I never actually visited one of these joints. But as a child, I saw them as warm, friendly and inviting. Quite often, these taverns were located in the middle of urban residential neighborhoods. They seemed like the kind of place where a workingman could commune over a beer or two with his neighbors after a hard day. Ham's strikes me like this, except lots of folks come to Ham's just to eat, not drink. "Mama said there'd be days like this." Our busy waitress says this aloud as she hustles back and forth across the linoleum between blue vinyl booths. There's a baseball game on the multiple TVs, and sports posters are tacked to the wood-panelled walls. Ham's has no nonsmoking section. When you exit, that smoky corner-tavern smell goes with you.

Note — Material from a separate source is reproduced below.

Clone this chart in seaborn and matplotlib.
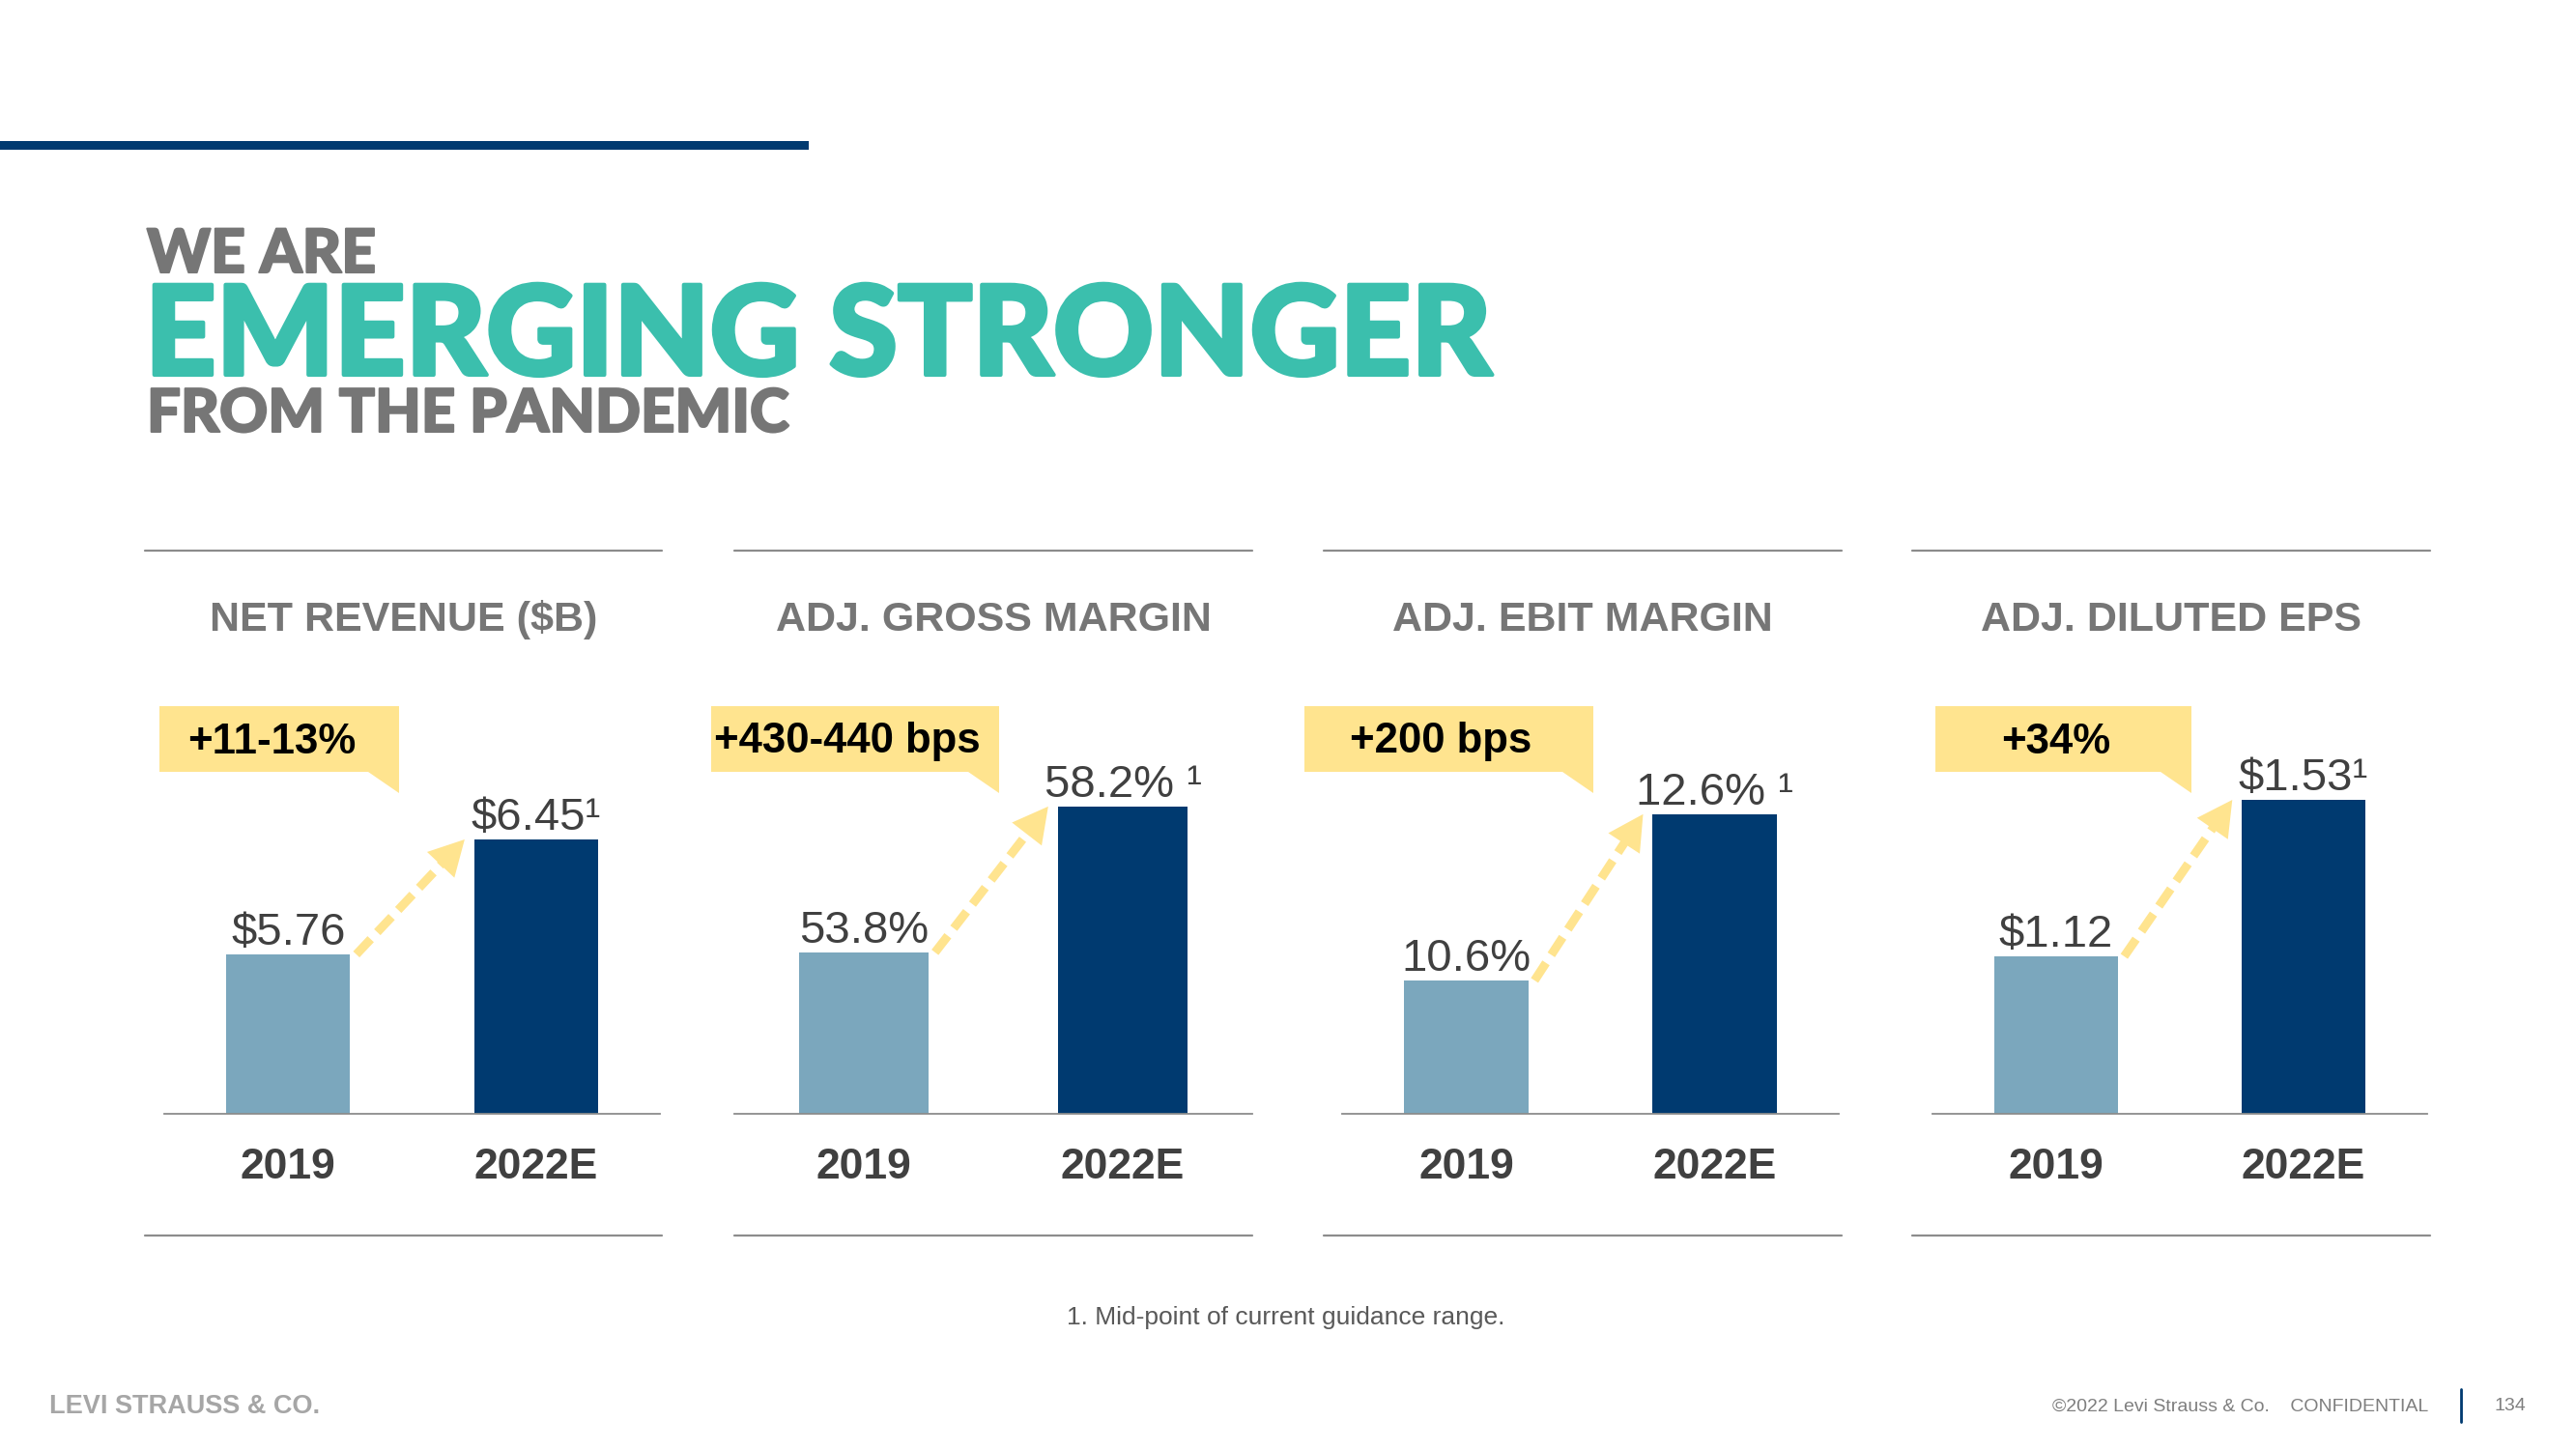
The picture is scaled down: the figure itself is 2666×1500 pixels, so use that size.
import matplotlib
matplotlib.use("Agg")
import matplotlib.pyplot as plt
import matplotlib.patheffects as pe
from matplotlib.patches import Polygon, Rectangle
from matplotlib.lines import Line2D
import seaborn as sns
import pandas as pd

# ---- chart data ----
panel_titles = ["NET REVENUE ($B)", "ADJ. GROSS MARGIN", "ADJ. EBIT MARGIN", "ADJ. DILUTED EPS"]
years = ["2019", "2022E"]
net_revenue = [5.76, 6.45]
gross_margin = [53.8, 58.2]
ebit_margin = [10.6, 12.6]
diluted_eps = [1.12, 1.53]
value_labels = [["$5.76", "$6.45¹"], ["53.8%", "58.2% ¹"], ["10.6%", "12.6% ¹"], ["$1.12", "$1.53¹"]]
growth_labels = ["+11-13%", "+430-440 bps", "+200 bps", "+34%"]
footnote = "1. Mid-point of current guidance range."

# ---- style ----
NAVY = "#003A70"
STEEL = "#7BA7BD"
TEAL = "#3BBFAD"
GREY_TITLE = "#767676"
YELLOW = "#FFE48F"
LINE_GREY = "#8C8C8C"
TEXT_DARK = "#404040"

W, H = 2666, 1500

sns.set_theme(style="white")
plt.rcParams["font.family"] = ["Liberation Sans", "DejaVu Sans"]

HEAVY = ["Lato", "Liberation Sans", "DejaVu Sans"]


def fx(px):
    return px / W


def fy(py):
    return 1 - py / H


def heavy(color, width):
    # thicken the headline glyphs to get a black-weight look
    return [pe.withStroke(linewidth=width, foreground=color)]


fig = plt.figure(figsize=(W / 100, H / 100), dpi=100)
fig.patch.set_facecolor("white")

# top accent bar
fig.patches.append(Rectangle((0, fy(155)), fx(837), 9 / H, transform=fig.transFigure,
                             facecolor=NAVY, edgecolor="none"))

# headline
fig.text(fx(152), fy(282), "WE ARE", fontsize=45, family=HEAVY, weight="black",
         color=GREY_TITLE, va="baseline", path_effects=heavy(GREY_TITLE, 1.5))
fig.text(fx(150), fy(388), "EMERGING STRONGER", fontsize=92.5, family=HEAVY, weight="black",
         color=TEAL, va="baseline", path_effects=heavy(TEAL, 3))
fig.text(fx(152), fy(447), "FROM THE PANDEMIC", fontsize=44.5, family=HEAVY, weight="black",
         color=GREY_TITLE, va="baseline", path_effects=heavy(GREY_TITLE, 1.5))

# per-panel layout (pixels) and value range so that bar heights match the slide
axes_px = [(170, 683), (760, 1296), (1389, 1903), (2000, 2512)]
frame_px = [(150, 685), (760, 1296), (1370, 1906), (1979, 2515)]
callout_px = [(165, 413), (736, 1034), (1350, 1649), (2003, 2268)]
ylims = [(4.803, 7.430), (48.93, 62.13), (8.995, 14.26), (0.7075, 1.854)]
series = [net_revenue, gross_margin, ebit_margin, diluted_eps]

AX_BOTTOM, AX_TOP = 1153, 700

for i, vals in enumerate(series):
    l, r = axes_px[i]
    ax = fig.add_axes([fx(l), fy(AX_BOTTOM), fx(r) - fx(l), (AX_BOTTOM - AX_TOP) / H])
    df = pd.DataFrame({"year": years, "value": vals})
    sns.barplot(data=df, x="year", y="value", hue="year", palette=[STEEL, NAVY],
                width=0.5, saturation=1, legend=False, linewidth=0, ax=ax)
    ax.set_xlim(-0.5, 1.5)
    ax.set_ylim(*ylims[i])
    ax.set_facecolor("none")
    for s in ["top", "left", "right"]:
        ax.spines[s].set_visible(False)
    ax.spines["bottom"].set_color(LINE_GREY)
    ax.spines["bottom"].set_linewidth(1.3)
    ax.set_yticks([])
    ax.set_xlabel("")
    ax.set_ylabel("")
    ax.tick_params(axis="x", length=0, pad=25)
    ax.set_xticks([0, 1])
    ax.set_xticklabels(years, fontsize=32, weight="bold", color=TEXT_DARK)

    # value labels
    for j, v in enumerate(vals):
        ax.annotate(value_labels[i][j], xy=(j, v), xytext=(0, 7), textcoords="offset points",
                    ha="center", va="baseline", fontsize=34, color=TEXT_DARK,
                    annotation_clip=False)

    # dashed growth arrow
    x0, y0 = 0.275, vals[0]
    x1, y1 = 0.712, vals[1]
    t = 0.9
    ax.plot([x0, x0 + (x1 - x0) * t], [y0, y0 + (y1 - y0) * t], color=YELLOW, lw=6.5,
            ls=(0, (2.4, 1.1)), dash_capstyle="butt", clip_on=False)
    tm = 0.5
    ax.annotate("", xy=(x1, y1), xytext=(x0 + (x1 - x0) * tm, y0 + (y1 - y0) * tm),
                arrowprops=dict(arrowstyle="-|>,head_length=1.3,head_width=0.7",
                                mutation_scale=20, color=YELLOW, lw=0, shrinkA=0, shrinkB=0),
                annotation_clip=False)

    # panel frame lines and title
    fl, fr = frame_px[i]
    for yy in (570, 1279):
        fig.lines.append(Line2D([fx(fl), fx(fr)], [fy(yy), fy(yy)], transform=fig.transFigure,
                                color=LINE_GREY, lw=1.6))
    fig.text(fx((fl + fr) / 2), fy(642), panel_titles[i], fontsize=31, weight="bold",
             color=GREY_TITLE, ha="center", va="center")

    # callout box with tail
    cl, cr = callout_px[i]
    top, bot, tail = 731, 799, 821
    poly = [(cl, top), (cr, top), (cr, tail), (cr - 32, bot), (cl, bot)]
    fig.patches.append(Polygon([(fx(px), fy(py)) for px, py in poly], closed=True,
                               transform=fig.transFigure, facecolor=YELLOW, edgecolor="none"))
    fig.text(fx((cl + cr) / 2 - 8), fy(768), growth_labels[i], fontsize=31.5, weight="bold",
             color="black", ha="center", va="center")

# footnote and footer
fig.text(fx(1331), fy(1364), footnote, fontsize=19, color="#595959",
         ha="center", va="center")
fig.text(fx(51), fy(1456), "LEVI STRAUSS & CO.", fontsize=19.5, weight="bold",
         color="#A6A6A6", va="center")
fig.text(fx(2513), fy(1456), "©2022 Levi Strauss & Co.    CONFIDENTIAL", fontsize=14,
         color="#7F7F7F", ha="right", va="center")
fig.lines.append(Line2D([fx(2547), fx(2547)], [fy(1438), fy(1472)], transform=fig.transFigure,
                        color=NAVY, lw=2))
fig.text(fx(2598), fy(1456), "134", fontsize=14, color="#7F7F7F",
         ha="center", va="center")

fig.savefig("out.png", dpi=100, facecolor="white")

But it's a small price to pay for the authentic blue plate specials. My accomplice's ham steak and pineapple ring are grilled, as promised, and come with canned corn and a scoop of instant mashed potatoes. A plate of fresh, hot muffins and margarine are served with the meal.

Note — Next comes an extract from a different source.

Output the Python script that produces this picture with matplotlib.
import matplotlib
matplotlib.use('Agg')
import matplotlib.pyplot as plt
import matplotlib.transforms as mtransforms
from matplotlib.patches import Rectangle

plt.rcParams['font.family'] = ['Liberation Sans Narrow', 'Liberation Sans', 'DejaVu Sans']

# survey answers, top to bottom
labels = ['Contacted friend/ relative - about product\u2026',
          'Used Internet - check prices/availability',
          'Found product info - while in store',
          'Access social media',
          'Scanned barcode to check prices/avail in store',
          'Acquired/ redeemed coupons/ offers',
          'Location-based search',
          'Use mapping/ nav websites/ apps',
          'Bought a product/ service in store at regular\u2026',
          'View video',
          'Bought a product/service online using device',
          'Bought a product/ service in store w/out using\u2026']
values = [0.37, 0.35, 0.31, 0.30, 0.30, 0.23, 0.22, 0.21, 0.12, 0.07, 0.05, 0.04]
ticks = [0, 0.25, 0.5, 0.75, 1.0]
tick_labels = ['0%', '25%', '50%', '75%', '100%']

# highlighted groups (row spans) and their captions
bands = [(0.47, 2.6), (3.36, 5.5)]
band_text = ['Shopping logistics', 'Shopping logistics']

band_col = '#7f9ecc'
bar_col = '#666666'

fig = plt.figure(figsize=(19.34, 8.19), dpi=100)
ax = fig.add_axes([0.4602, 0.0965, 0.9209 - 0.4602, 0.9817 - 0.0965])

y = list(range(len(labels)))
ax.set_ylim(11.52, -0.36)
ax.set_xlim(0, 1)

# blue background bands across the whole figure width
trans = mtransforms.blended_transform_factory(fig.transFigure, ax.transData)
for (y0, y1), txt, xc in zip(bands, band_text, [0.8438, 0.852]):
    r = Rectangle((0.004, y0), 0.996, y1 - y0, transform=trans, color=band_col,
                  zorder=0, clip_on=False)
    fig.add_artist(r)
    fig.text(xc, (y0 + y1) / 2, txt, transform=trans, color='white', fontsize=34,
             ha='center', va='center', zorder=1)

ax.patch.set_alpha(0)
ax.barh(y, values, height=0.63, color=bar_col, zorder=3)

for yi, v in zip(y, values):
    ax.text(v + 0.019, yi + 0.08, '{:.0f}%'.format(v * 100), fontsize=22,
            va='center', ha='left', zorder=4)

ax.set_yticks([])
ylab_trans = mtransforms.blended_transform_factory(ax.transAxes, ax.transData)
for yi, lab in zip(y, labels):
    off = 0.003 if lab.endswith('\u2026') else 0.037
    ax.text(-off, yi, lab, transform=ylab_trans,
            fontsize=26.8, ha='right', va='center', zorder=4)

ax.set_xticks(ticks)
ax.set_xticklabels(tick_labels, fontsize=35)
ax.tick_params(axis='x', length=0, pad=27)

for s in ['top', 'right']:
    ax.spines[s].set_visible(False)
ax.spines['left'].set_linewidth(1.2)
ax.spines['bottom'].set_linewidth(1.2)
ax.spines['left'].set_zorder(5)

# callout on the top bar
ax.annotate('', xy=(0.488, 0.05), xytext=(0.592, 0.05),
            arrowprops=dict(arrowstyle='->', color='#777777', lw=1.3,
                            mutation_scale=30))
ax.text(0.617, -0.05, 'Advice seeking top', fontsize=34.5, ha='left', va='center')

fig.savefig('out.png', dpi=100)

My steak and shrimp special satisfies that basic surf-and-turf urge. The shrimp are breaded, but taste fine when dipped into cocktail sauce. The small strip steak is lean, watery and tasteless--nothing a shot or two of A.1. sauce won't fix. My vegetable is an acceptable tossed salad. The small, aluminum foil-wrapped baked potato I receive is not up to Chart House standards, but costs a whole lot less.

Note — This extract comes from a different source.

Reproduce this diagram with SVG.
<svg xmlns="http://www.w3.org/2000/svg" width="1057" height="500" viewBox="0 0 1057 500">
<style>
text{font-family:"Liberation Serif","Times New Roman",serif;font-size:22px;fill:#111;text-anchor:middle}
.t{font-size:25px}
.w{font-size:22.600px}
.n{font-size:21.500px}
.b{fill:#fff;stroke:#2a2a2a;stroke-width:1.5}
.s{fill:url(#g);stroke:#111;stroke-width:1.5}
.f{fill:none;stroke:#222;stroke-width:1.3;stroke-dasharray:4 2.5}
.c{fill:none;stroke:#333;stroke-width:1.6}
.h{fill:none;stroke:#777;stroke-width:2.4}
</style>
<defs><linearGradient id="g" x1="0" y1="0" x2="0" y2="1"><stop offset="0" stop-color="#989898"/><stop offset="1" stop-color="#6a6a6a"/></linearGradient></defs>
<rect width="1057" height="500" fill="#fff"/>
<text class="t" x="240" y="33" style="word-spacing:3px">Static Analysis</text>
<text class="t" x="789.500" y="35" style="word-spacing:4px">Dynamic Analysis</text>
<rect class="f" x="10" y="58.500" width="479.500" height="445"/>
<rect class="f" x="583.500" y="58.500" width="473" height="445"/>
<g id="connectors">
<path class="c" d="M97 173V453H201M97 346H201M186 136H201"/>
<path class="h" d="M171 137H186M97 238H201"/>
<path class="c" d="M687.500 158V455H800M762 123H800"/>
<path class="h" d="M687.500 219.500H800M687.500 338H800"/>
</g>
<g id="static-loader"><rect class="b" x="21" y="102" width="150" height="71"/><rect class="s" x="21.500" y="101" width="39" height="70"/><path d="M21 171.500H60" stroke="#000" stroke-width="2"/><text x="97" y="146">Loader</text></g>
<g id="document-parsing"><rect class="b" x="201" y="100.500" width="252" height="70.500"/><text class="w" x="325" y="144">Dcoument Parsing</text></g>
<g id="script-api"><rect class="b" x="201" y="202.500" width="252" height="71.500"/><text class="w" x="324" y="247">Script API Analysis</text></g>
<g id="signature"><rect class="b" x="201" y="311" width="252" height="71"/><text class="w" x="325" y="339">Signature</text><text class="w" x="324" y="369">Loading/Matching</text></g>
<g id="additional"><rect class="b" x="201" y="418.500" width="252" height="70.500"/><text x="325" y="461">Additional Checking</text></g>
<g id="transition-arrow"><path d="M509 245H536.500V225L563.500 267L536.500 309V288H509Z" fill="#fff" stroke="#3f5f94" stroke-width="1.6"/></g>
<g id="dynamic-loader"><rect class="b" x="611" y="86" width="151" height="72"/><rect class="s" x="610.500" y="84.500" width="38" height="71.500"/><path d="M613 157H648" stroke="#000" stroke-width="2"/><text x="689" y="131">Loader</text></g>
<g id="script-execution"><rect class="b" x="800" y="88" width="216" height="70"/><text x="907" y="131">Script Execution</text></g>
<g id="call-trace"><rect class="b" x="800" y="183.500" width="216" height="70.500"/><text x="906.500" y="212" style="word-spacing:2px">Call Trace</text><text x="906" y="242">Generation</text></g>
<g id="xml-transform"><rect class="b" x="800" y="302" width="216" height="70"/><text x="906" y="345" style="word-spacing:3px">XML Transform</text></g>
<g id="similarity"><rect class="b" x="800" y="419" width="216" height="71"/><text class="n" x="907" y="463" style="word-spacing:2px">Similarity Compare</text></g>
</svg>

Hey, you gotta expect tradeoffs, right?
There's no dessert at Ham's, but your check will leave a sweet taste in your mouth. Not including alcohol, dinner for two, with tip, should cost you well under fifteen bucks. If Ham's reminds me of a corner tavern, R.J.'s Osborn Restaurant brings to mind a diner. That's a compliment. Before the recent boom in retro-cooking, diners were the last bastions of family-oriented, traditional American-style cooking. Places where you could order a burger with fries or liver and onions or a slice of homemade pie and coffee. Interestingly, on the outside, R.J.'s doesn't look like a diner. But inside, the restaurant is long and narrow and cozy like one. R.J.'s is busy. A cross section of society gathers in its booths and at its tables: families, couples, folks young and old. A round, Fifties-style mirror hangs above each booth in the space, where, at a real diner, you'd find those mini jukeboxes. I miss the jukeboxes, but like the mirrors.